Xi'an Key Laboratory of Stem Cell and Regenerative Medicine, Institute of Medical Research, Northwestern Polytechnical University, Xi'an 710072, China.
Biomedicines. 2025 Apr 28;13(5):1067. doi: 10.3390/biomedicines13051067.
The precise diagnosis and classification of acute myeloid leukemia (AML) has important implications for clinical management and medical research. We investigated the expression of protein-coding genes in blood samples from AML patients and controls using The Cancer Genome Atlas (TCGA) and Genotype-Tissue Expression (GTEx) databases. Subsequently, we applied the feature selection method of the least absolute shrinkage and selection operator (LASSO) to select the optimal gene subset for classifying AML patients and controls as well as between a particular FAB subtype and other subtypes of AML. Using LASSO method, we identified a subset of 101 genes that could effectively distinguish between AML patients and control individuals; these genes included 70 up-regulated and 31 down-regulated genes in AML. Functional annotation and pathway analysis indicated the involvement of these genes in RNA-related pathways, which was also consistent with the epigenetic changes observed in AML. Results from survival analysis revealed that several genes are correlated with the overall survival in AML patients. Additionally, LASSO-based gene subset analysis successfully revealed differences between certain AML subtypes, providing valuable insights into subtype-specific molecular mechanisms and differentiation therapy. This study demonstrated the application of machine learning in genomic data analysis for identifying gene subsets relevant to AML diagnosis and classification, which could aid in improving the understanding of the molecular landscape of AML. The identification of survival-related genes and subtype-specific markers may lead to the identification of novel targets for personalized medicine in the treatment of AML.

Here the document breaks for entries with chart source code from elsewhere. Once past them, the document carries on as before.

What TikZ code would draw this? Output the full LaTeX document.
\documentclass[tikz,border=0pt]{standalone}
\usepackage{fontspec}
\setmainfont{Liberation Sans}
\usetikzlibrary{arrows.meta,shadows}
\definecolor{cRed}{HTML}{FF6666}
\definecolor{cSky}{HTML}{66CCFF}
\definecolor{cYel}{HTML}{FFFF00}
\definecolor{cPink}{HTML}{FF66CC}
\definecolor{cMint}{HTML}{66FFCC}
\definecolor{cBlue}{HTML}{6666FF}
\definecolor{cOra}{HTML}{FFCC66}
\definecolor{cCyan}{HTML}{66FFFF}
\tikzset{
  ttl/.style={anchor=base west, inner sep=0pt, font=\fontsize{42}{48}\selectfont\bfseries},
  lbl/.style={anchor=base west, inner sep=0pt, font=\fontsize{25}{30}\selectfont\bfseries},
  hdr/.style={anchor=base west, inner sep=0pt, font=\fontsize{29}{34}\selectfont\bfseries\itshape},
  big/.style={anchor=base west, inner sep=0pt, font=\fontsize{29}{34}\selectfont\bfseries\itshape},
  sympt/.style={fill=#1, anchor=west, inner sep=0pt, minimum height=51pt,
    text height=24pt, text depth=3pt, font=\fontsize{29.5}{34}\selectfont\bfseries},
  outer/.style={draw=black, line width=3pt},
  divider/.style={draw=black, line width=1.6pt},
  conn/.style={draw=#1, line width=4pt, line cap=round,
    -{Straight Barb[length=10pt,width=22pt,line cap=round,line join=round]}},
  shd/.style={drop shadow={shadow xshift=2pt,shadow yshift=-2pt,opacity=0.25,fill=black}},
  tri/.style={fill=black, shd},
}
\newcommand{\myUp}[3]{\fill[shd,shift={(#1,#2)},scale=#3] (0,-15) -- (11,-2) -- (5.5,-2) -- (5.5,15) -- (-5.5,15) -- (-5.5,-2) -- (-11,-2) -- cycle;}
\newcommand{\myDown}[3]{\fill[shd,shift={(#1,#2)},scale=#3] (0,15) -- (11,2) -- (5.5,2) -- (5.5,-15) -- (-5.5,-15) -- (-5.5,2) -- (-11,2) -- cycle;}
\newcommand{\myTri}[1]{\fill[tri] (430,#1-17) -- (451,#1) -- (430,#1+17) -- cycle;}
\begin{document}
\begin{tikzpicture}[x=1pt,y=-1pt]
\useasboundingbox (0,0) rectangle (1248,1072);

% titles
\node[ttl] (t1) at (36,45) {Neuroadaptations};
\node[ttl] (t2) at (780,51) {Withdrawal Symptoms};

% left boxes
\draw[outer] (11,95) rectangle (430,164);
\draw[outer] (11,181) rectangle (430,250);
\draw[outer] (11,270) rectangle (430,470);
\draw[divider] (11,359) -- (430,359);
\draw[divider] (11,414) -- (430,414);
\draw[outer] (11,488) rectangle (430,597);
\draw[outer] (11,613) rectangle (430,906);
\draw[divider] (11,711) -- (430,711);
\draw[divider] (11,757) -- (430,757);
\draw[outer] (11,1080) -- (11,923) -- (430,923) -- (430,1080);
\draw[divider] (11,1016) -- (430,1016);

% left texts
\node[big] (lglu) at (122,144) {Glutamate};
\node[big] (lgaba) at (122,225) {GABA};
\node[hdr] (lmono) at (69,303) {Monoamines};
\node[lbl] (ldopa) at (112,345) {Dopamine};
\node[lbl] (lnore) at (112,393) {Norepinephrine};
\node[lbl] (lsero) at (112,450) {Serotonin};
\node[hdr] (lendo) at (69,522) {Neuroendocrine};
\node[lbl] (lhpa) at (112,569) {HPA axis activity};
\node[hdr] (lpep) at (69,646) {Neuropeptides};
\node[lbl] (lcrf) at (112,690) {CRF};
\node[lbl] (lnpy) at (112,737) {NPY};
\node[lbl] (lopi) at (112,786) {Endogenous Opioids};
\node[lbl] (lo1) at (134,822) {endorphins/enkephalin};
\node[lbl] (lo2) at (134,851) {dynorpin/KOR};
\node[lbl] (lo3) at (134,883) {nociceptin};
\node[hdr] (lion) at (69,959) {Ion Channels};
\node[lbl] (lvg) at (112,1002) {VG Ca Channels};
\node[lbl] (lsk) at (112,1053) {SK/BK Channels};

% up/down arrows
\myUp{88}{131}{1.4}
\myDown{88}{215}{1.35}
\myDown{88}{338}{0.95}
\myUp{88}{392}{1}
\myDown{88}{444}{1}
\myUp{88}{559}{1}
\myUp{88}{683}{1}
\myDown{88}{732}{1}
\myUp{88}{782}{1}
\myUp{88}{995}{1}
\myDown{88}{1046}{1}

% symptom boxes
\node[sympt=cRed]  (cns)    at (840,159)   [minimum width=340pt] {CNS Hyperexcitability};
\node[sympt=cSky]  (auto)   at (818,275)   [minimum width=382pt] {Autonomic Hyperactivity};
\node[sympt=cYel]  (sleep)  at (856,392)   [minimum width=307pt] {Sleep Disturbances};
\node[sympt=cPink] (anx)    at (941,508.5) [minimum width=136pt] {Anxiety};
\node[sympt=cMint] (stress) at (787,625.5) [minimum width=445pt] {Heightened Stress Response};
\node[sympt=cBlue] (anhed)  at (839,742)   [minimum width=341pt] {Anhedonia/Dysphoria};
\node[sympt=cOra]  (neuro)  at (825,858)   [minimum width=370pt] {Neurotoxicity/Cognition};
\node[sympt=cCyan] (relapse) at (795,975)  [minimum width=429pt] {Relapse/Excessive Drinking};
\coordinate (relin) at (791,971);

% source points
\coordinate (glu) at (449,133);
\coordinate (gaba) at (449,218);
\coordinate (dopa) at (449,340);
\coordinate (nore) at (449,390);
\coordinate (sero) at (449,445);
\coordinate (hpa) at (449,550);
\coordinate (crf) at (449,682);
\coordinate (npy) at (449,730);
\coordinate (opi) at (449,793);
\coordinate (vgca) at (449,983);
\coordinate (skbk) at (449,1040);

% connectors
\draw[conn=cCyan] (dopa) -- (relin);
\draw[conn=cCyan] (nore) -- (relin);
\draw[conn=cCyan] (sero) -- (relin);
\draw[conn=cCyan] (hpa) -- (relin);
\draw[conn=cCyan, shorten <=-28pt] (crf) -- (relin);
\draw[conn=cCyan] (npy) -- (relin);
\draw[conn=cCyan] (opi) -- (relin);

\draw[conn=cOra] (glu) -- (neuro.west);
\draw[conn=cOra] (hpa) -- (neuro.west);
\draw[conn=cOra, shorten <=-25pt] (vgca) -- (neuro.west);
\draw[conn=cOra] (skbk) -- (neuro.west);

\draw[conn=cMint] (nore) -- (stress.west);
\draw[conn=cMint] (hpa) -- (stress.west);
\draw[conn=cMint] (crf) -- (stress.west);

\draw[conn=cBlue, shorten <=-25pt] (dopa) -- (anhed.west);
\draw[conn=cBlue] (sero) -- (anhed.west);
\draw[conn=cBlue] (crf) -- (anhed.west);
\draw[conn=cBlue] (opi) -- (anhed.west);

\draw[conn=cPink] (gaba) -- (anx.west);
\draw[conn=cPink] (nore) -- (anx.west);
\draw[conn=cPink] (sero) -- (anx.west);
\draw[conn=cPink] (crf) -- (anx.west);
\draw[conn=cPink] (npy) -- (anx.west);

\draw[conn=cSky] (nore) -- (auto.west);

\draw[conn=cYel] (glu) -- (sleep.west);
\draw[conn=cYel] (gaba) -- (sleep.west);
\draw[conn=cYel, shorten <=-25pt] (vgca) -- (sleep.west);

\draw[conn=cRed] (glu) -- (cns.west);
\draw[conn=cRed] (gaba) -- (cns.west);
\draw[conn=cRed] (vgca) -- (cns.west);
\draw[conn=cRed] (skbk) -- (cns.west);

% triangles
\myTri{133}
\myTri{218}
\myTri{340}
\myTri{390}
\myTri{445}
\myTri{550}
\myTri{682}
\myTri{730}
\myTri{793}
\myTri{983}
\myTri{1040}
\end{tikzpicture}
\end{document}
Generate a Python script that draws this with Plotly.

急性髓系白血病(AML)的精确诊断和分类对临床管理和医学研究具有重要意义。我们使用癌症基因组图谱(TCGA)和基因型-组织表达(GTEx)数据库,研究了AML患者和对照组血液样本中蛋白质编码基因的表达情况。随后,我们应用最小绝对收缩和选择算子(LASSO)特征选择方法,选择用于区分AML患者和对照组以及特定FAB亚型与其他AML亚型的最佳基因子集。使用LASSO方法,我们鉴定出一个由101个基因组成的子集,该子集能够有效区分AML患者和对照个体;这些基因包括AML中70个上调基因和31个下调基因。功能注释和通路分析表明这些基因参与了与RNA相关的通路,这也与AML中观察到的表观遗传变化一致。生存分析结果显示,有几个基因与AML患者的总生存期相关。此外,基于LASSO的基因子集分析成功揭示了某些AML亚型之间的差异,为亚型特异性分子机制和分化治疗提供了有价值的见解。本研究展示了机器学习在基因组数据分析中的应用,用于识别与AML诊断和分类相关的基因子集,这有助于加深对AML分子格局的理解。生存相关基因和亚型特异性标志物的鉴定可能会为AML治疗中的个性化医疗识别出新的靶点。